The Training Strategy Going Forward
The end state is not "train one giant model and hope for the best." It is a layered training program.
Layer 1: Core system adapters
Train stable LoRA/QLoRA adapters for things like:
- orchestrator behavior,
- tool calling quality,
- coding standards,
- system reasoning patterns,
- service interaction norms.
These are the foundational behavioral weights.
Layer 2: Domain cartridges
Train prefix-tuned cartridges from graph subdomains:
- code architecture cartridge,
- memory/knowledge cartridge,
- expedition/project cartridge,
- operator preferences cartridge,
- security cartridge.
These are modular memory packs.
Layer 3: Runtime retrieval
Use search and graph retrieval for everything that changes too fast or is too large to justify weight updates.
Layer 4: Small synthesis prompt
Keep the final prompt narrow: goals, constraints, live state, and the exact slice of retrieved evidence the current task needs.
Why This Matters
If this architecture works the way we think it will, the payoff is not merely lower token usage.
It is a different operating model.
Instead of an agent that repeatedly re-reads the same architecture notes, we get an agent that:
- already knows how the system thinks,
- can load compact domain memory on demand,
- can fetch what changed,
- and only needs a short brief to act.
That is closer to how strong human operators work. They do not carry the entire manual in their working memory every minute. They internalize the stable parts, look up the changing parts, and focus their short-term attention on the task in front of them.
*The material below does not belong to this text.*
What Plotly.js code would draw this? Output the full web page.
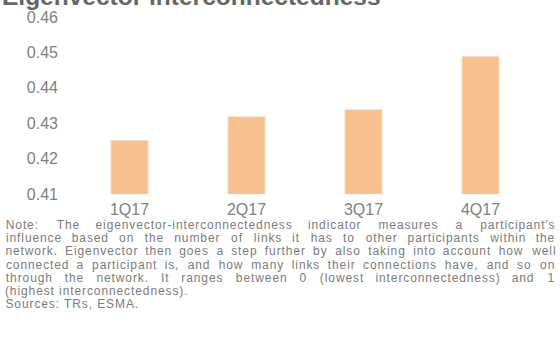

That is the direction this work is pushing AitherOS.
Not bigger prompts.
Better memory placement.
The Short Version
If you want the one-line takeaway, it is this:
We are not trying to make the prompt window bigger. We are trying to make the prompt window matter less.
LoRA still matters. Graph retrieval still matters. Search still matters.
But more and more of the stable system understanding should move into weights, leaving context to do what it should have been doing all along: carry the short, high-value, task-specific synthesis.
That is why 4K tokens should be enough.